• _WORK TO DO_:
Your task is to repeat all of the material exactly.

--- start ---

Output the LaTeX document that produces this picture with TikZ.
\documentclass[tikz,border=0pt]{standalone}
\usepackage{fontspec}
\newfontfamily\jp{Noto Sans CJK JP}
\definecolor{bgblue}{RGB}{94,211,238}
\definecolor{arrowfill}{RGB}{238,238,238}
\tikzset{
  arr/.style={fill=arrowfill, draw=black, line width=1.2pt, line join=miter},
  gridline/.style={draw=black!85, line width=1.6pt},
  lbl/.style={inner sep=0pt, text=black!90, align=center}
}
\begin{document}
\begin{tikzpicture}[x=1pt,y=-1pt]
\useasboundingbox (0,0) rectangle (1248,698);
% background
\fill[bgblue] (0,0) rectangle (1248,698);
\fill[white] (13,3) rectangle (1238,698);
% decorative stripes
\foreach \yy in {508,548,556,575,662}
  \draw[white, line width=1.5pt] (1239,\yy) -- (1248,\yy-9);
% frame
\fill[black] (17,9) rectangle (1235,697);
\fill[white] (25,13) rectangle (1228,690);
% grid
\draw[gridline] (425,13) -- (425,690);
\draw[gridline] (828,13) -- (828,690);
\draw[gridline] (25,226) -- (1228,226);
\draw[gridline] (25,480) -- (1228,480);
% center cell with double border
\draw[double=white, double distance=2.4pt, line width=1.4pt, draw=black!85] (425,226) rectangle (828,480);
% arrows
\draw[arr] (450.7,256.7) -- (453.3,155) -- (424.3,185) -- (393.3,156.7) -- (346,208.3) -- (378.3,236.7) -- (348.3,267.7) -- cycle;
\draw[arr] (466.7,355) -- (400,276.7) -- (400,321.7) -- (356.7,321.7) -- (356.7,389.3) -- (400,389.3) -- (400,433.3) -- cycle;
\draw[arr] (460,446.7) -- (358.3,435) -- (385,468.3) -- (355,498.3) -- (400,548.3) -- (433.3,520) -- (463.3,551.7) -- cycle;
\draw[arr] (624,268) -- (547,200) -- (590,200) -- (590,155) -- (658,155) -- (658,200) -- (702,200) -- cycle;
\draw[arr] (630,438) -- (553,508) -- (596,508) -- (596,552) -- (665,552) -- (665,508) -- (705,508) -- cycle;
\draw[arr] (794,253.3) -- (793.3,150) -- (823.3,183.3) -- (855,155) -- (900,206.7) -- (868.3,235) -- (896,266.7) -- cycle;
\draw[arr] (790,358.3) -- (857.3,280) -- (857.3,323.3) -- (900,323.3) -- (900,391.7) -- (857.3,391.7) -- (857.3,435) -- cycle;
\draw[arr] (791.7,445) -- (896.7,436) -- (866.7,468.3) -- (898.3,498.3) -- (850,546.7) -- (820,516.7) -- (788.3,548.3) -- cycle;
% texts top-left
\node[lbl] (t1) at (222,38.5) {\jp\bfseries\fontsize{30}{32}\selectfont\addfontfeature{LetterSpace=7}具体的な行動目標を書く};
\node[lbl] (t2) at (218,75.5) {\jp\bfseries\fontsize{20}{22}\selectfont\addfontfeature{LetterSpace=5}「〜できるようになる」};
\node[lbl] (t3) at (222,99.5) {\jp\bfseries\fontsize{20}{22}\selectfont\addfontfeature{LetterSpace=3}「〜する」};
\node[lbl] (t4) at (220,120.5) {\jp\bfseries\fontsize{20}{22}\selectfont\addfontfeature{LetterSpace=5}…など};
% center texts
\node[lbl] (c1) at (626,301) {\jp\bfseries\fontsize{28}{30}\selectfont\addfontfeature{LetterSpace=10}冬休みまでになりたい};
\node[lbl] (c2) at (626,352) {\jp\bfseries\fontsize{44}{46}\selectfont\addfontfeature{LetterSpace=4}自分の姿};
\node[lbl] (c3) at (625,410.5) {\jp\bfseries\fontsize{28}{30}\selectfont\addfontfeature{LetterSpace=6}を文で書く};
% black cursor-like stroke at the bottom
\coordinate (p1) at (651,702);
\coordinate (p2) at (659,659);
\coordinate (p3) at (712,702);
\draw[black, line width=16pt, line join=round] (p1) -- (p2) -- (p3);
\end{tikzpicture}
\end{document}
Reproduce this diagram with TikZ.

--- end ---

• _EXERCISE RESPONSE_:
Output the LaTeX document that produces this picture with TikZ.
\documentclass[tikz,border=0pt]{standalone}
\usepackage{fontspec}
\newfontfamily\jp{Noto Sans CJK JP}
\definecolor{bgblue}{RGB}{94,211,238}
\definecolor{arrowfill}{RGB}{238,238,238}
\tikzset{
  arr/.style={fill=arrowfill, draw=black, line width=1.2pt, line join=miter},
  gridline/.style={draw=black!85, line width=1.6pt},
  lbl/.style={inner sep=0pt, text=black!90, align=center}
}
\begin{document}
\begin{tikzpicture}[x=1pt,y=-1pt]
\useasboundingbox (0,0) rectangle (1248,698);
% background
\fill[bgblue] (0,0) rectangle (1248,698);
\fill[white] (13,3) rectangle (1238,698);
% decorative stripes
\foreach \yy in {508,548,556,575,662}
  \draw[white, line width=1.5pt] (1239,\yy) -- (1248,\yy-9);
% frame
\fill[black] (17,9) rectangle (1235,697);
\fill[white] (25,13) rectangle (1228,690);
% grid
\draw[gridline] (425,13) -- (425,690);
\draw[gridline] (828,13) -- (828,690);
\draw[gridline] (25,226) -- (1228,226);
\draw[gridline] (25,480) -- (1228,480);
% center cell with double border
\draw[double=white, double distance=2.4pt, line width=1.4pt, draw=black!85] (425,226) rectangle (828,480);
% arrows
\draw[arr] (450.7,256.7) -- (453.3,155) -- (424.3,185) -- (393.3,156.7) -- (346,208.3) -- (378.3,236.7) -- (348.3,267.7) -- cycle;
\draw[arr] (466.7,355) -- (400,276.7) -- (400,321.7) -- (356.7,321.7) -- (356.7,389.3) -- (400,389.3) -- (400,433.3) -- cycle;
\draw[arr] (460,446.7) -- (358.3,435) -- (385,468.3) -- (355,498.3) -- (400,548.3) -- (433.3,520) -- (463.3,551.7) -- cycle;
\draw[arr] (624,268) -- (547,200) -- (590,200) -- (590,155) -- (658,155) -- (658,200) -- (702,200) -- cycle;
\draw[arr] (630,438) -- (553,508) -- (596,508) -- (596,552) -- (665,552) -- (665,508) -- (705,508) -- cycle;
\draw[arr] (794,253.3) -- (793.3,150) -- (823.3,183.3) -- (855,155) -- (900,206.7) -- (868.3,235) -- (896,266.7) -- cycle;
\draw[arr] (790,358.3) -- (857.3,280) -- (857.3,323.3) -- (900,323.3) -- (900,391.7) -- (857.3,391.7) -- (857.3,435) -- cycle;
\draw[arr] (791.7,445) -- (896.7,436) -- (866.7,468.3) -- (898.3,498.3) -- (850,546.7) -- (820,516.7) -- (788.3,548.3) -- cycle;
% texts top-left
\node[lbl] (t1) at (222,38.5) {\jp\bfseries\fontsize{30}{32}\selectfont\addfontfeature{LetterSpace=7}具体的な行動目標を書く};
\node[lbl] (t2) at (218,75.5) {\jp\bfseries\fontsize{20}{22}\selectfont\addfontfeature{LetterSpace=5}「〜できるようになる」};
\node[lbl] (t3) at (222,99.5) {\jp\bfseries\fontsize{20}{22}\selectfont\addfontfeature{LetterSpace=3}「〜する」};
\node[lbl] (t4) at (220,120.5) {\jp\bfseries\fontsize{20}{22}\selectfont\addfontfeature{LetterSpace=5}…など};
% center texts
\node[lbl] (c1) at (626,301) {\jp\bfseries\fontsize{28}{30}\selectfont\addfontfeature{LetterSpace=10}冬休みまでになりたい};
\node[lbl] (c2) at (626,352) {\jp\bfseries\fontsize{44}{46}\selectfont\addfontfeature{LetterSpace=4}自分の姿};
\node[lbl] (c3) at (625,410.5) {\jp\bfseries\fontsize{28}{30}\selectfont\addfontfeature{LetterSpace=6}を文で書く};
% black cursor-like stroke at the bottom
\coordinate (p1) at (651,702);
\coordinate (p2) at (659,659);
\coordinate (p3) at (712,702);
\draw[black, line width=16pt, line join=round] (p1) -- (p2) -- (p3);
\end{tikzpicture}
\end{document}
Reproduce this diagram with TikZ.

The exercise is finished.